> [DATASET]:
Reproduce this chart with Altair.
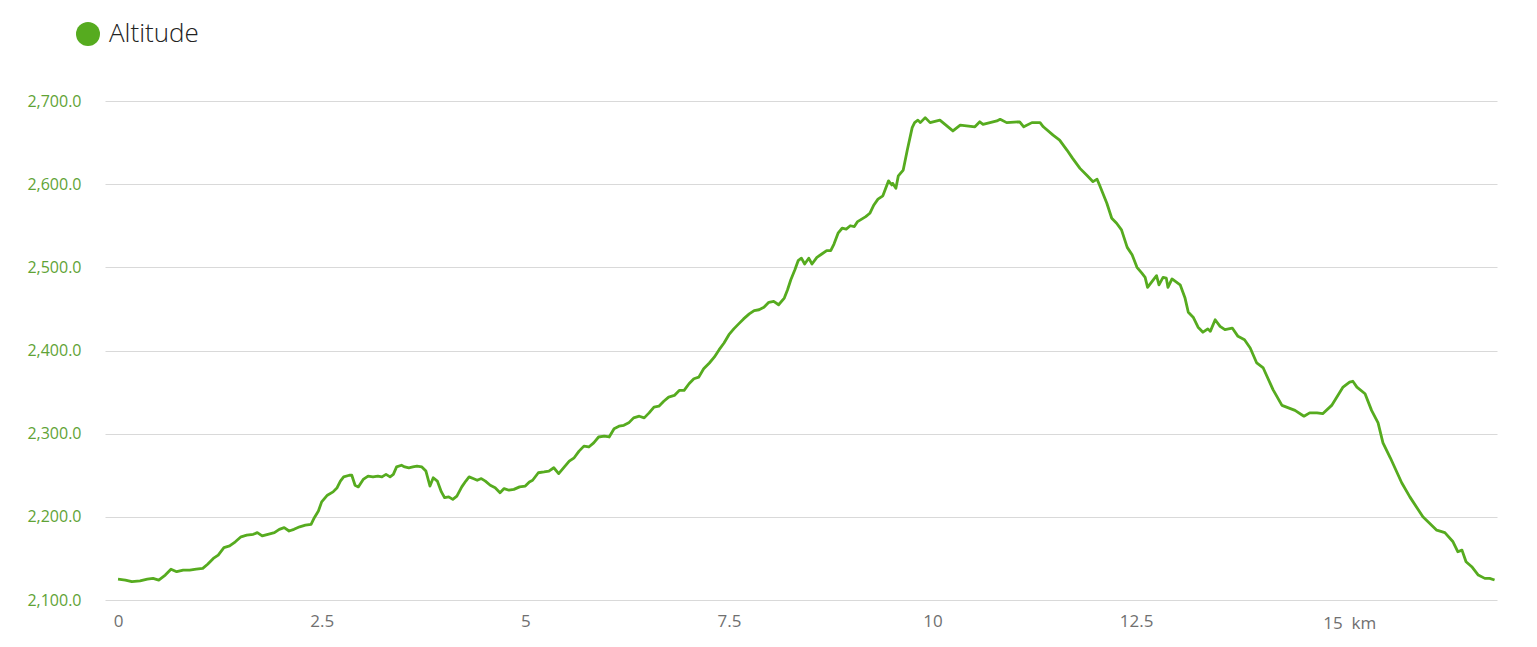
import altair as alt
import pandas as pd

km = [0.00, 0.09, 0.17, 0.27, 0.36, 0.43, 0.50, 0.58, 0.65, 0.72, 0.80, 0.88, 0.96, 1.04, 1.10,
      1.17, 1.23, 1.30, 1.37, 1.44, 1.51, 1.58, 1.66, 1.71, 1.77, 1.84, 1.92, 1.98, 2.04, 2.10,
      2.16, 2.23, 2.30, 2.37, 2.41, 2.46, 2.50, 2.57, 2.64, 2.69, 2.73, 2.77, 2.84, 2.87, 2.91,
      2.95, 3.01, 3.07, 3.13, 3.19, 3.24, 3.29, 3.34, 3.38, 3.42, 3.48, 3.52, 3.57, 3.62, 3.67,
      3.73, 3.78, 3.83, 3.87, 3.92, 3.97, 4.01, 4.06, 4.11, 4.16, 4.22, 4.27, 4.31, 4.36, 4.41,
      4.46, 4.51, 4.57, 4.63, 4.69, 4.74, 4.80, 4.86, 4.93, 5.00, 5.05, 5.09, 5.16, 5.23, 5.29,
      5.35, 5.41, 5.48, 5.54, 5.60, 5.66, 5.72, 5.78, 5.84, 5.90, 5.97, 6.03, 6.09, 6.15, 6.21,
      6.27, 6.33, 6.40, 6.46, 6.52, 6.58, 6.64, 6.70, 6.76, 6.83, 6.89, 6.95, 7.01, 7.07, 7.13,
      7.19, 7.26, 7.32, 7.38, 7.44, 7.50, 7.56, 7.62, 7.68, 7.75, 7.81, 7.87, 7.93, 7.99, 8.05,
      8.11, 8.18, 8.22, 8.26, 8.31, 8.35, 8.39, 8.43, 8.48, 8.52, 8.58, 8.64, 8.70, 8.75, 8.79,
      8.84, 8.89, 8.94, 8.99, 9.04, 9.08, 9.13, 9.18, 9.23, 9.28, 9.33, 9.39, 9.46, 9.50, 9.51,
      9.55, 9.58, 9.64, 9.69, 9.75, 9.78, 9.82, 9.85, 9.91, 9.97, 10.09, 10.25, 10.34, 10.52, 10.58,
      10.62, 10.79, 10.83, 10.91, 11.07, 11.12, 11.22, 11.32, 11.36, 11.48, 11.56, 11.65, 11.72, 11.81, 11.90,
      11.97, 12.02, 12.05, 12.14, 12.20, 12.26, 12.32, 12.39, 12.45, 12.51, 12.57, 12.61, 12.64, 12.71, 12.75,
      12.78, 12.83, 12.87, 12.89, 12.94, 13.04, 13.10, 13.14, 13.20, 13.26, 13.32, 13.38, 13.41, 13.47, 13.53,
      13.59, 13.68, 13.75, 13.83, 13.90, 13.98, 14.06, 14.18, 14.29, 14.45, 14.56, 14.63, 14.72, 14.79, 14.90,
      15.04, 15.12, 15.16, 15.21, 15.31, 15.39, 15.47, 15.53, 15.62, 15.76, 15.86, 16.02, 16.19, 16.29, 16.39,
      16.45, 16.50, 16.55, 16.62, 16.70, 16.78, 16.84, 16.90]

altitude = [2125, 2124, 2122, 2123, 2125, 2126, 2124, 2130, 2137, 2134, 2136, 2136, 2137, 2138, 2143,
            2150, 2154, 2163, 2165, 2170, 2176, 2178, 2179, 2181, 2177, 2179, 2181, 2185, 2187, 2183,
            2185, 2188, 2190, 2191, 2199, 2207, 2218, 2226, 2230, 2235, 2243, 2248, 2250, 2250, 2238,
            2236, 2245, 2249, 2248, 2249, 2248, 2251, 2248, 2251, 2260, 2262, 2260, 2259, 2260, 2261,
            2260, 2255, 2237, 2247, 2243, 2230, 2223, 2224, 2221, 2225, 2236, 2243, 2248, 2246, 2244,
            2246, 2243, 2238, 2235, 2229, 2234, 2232, 2233, 2236, 2237, 2242, 2244, 2253, 2254, 2255,
            2259, 2252, 2260, 2267, 2271, 2279, 2285, 2284, 2289, 2296, 2297, 2296, 2306, 2309, 2310,
            2313, 2319, 2321, 2319, 2325, 2332, 2333, 2339, 2344, 2346, 2352, 2352, 2360, 2366, 2368,
            2378, 2385, 2392, 2401, 2409, 2419, 2426, 2432, 2438, 2444, 2448, 2449, 2452, 2458, 2459,
            2455, 2463, 2473, 2485, 2497, 2508, 2511, 2504, 2511, 2504, 2512, 2516, 2520, 2520, 2528,
            2541, 2547, 2546, 2550, 2549, 2555, 2558, 2561, 2565, 2575, 2582, 2586, 2604, 2599, 2601,
            2595, 2610, 2617, 2641, 2668, 2674, 2677, 2674, 2680, 2674, 2677, 2664, 2671, 2669, 2675,
            2672, 2676, 2678, 2674, 2675, 2669, 2674, 2674, 2669, 2659, 2653, 2641, 2631, 2619, 2610,
            2603, 2606, 2599, 2577, 2559, 2553, 2545, 2524, 2515, 2500, 2493, 2488, 2476, 2485, 2490,
            2479, 2488, 2487, 2476, 2486, 2479, 2463, 2446, 2440, 2428, 2422, 2426, 2423, 2437, 2429,
            2425, 2427, 2417, 2413, 2403, 2385, 2379, 2353, 2334, 2328, 2321, 2325, 2325, 2324, 2334,
            2356, 2362, 2363, 2356, 2348, 2328, 2313, 2289, 2271, 2241, 2224, 2200, 2184, 2181, 2170,
            2158, 2160, 2146, 2140, 2130, 2126, 2126, 2124]

x_ticks = [0, 2.5, 5, 7.5, 10, 12.5, 15]
y_ticks = [2100, 2200, 2300, 2400, 2500, 2600, 2700]
series_name = "Altitude"
last_tick_label = "15\u00a0\u00a0km"

df = pd.DataFrame({"km": km, "alt": altitude, "series": series_name})
unit_df = pd.DataFrame({"km": [15], "alt": [2100], "t": [last_tick_label]})

FONT = "Open Sans"
GREEN = "#56ab1f"
XGRAY = "#707070"

x_scale = alt.Scale(domain=[-0.16, 16.93], nice=False, zero=False)
y_scale = alt.Scale(domain=[2100, 2700], nice=False, zero=False)

line = alt.Chart(df).mark_line(strokeWidth=2.8, strokeJoin="round").encode(
    x=alt.X("km:Q", scale=x_scale,
            axis=alt.Axis(values=x_ticks, title=None, grid=False, domain=False, ticks=False,
                          labelFont=FONT, labelFontSize=17, labelColor=XGRAY,
                          labelPadding=13, labelFlush=False,
                          labelExpr="datum.value == 15 ? '' : (datum.value == 0 ? '0' : format(datum.value, '.1~f'))")),
    y=alt.Y("alt:Q", scale=y_scale,
            axis=alt.Axis(values=y_ticks, title=None, format=",.1f", grid=True,
                          gridColor="#d9d9d9", gridWidth=1.2, domain=False, ticks=False,
                          labelFont=FONT, labelFontSize=16, labelColor="#5fa336",
                          labelPadding=24)),
    color=alt.Color("series:N", scale=alt.Scale(range=[GREEN]),
                    legend=alt.Legend(title=None, orient="none", legendX=-30, legendY=-80,
                                      symbolType="circle", symbolSize=576, symbolFillColor=GREEN,
                                      symbolStrokeWidth=0, labelFont=FONT, labelFontSize=26,
                                      labelFontWeight=300, labelColor="#222222", labelOffset=8)),
)

unit = alt.Chart(unit_df).mark_text(font=FONT, fontSize=17, color=XGRAY, align="center",
                                    baseline="middle", dx=10, dy=24).encode(
    x=alt.X("km:Q", scale=x_scale), y=alt.Y("alt:Q", scale=y_scale), text="t:N")

chart = alt.layer(line, unit).properties(
    width=1392, height=499,
    autosize=alt.AutoSizeParams(type="none"),
    padding={"left": 97, "top": 93, "right": 20, "bottom": 30},
).configure_view(stroke=None)

chart.save("out.html", embed_options={"renderer": "svg", "actions": False})
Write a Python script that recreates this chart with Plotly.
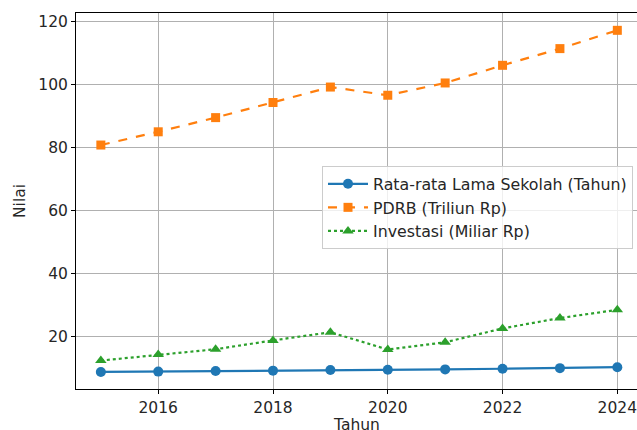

> [THE PROBLEM]: From the material, report only how many lines include the word "this".

> [TASK OUTPUT]: 2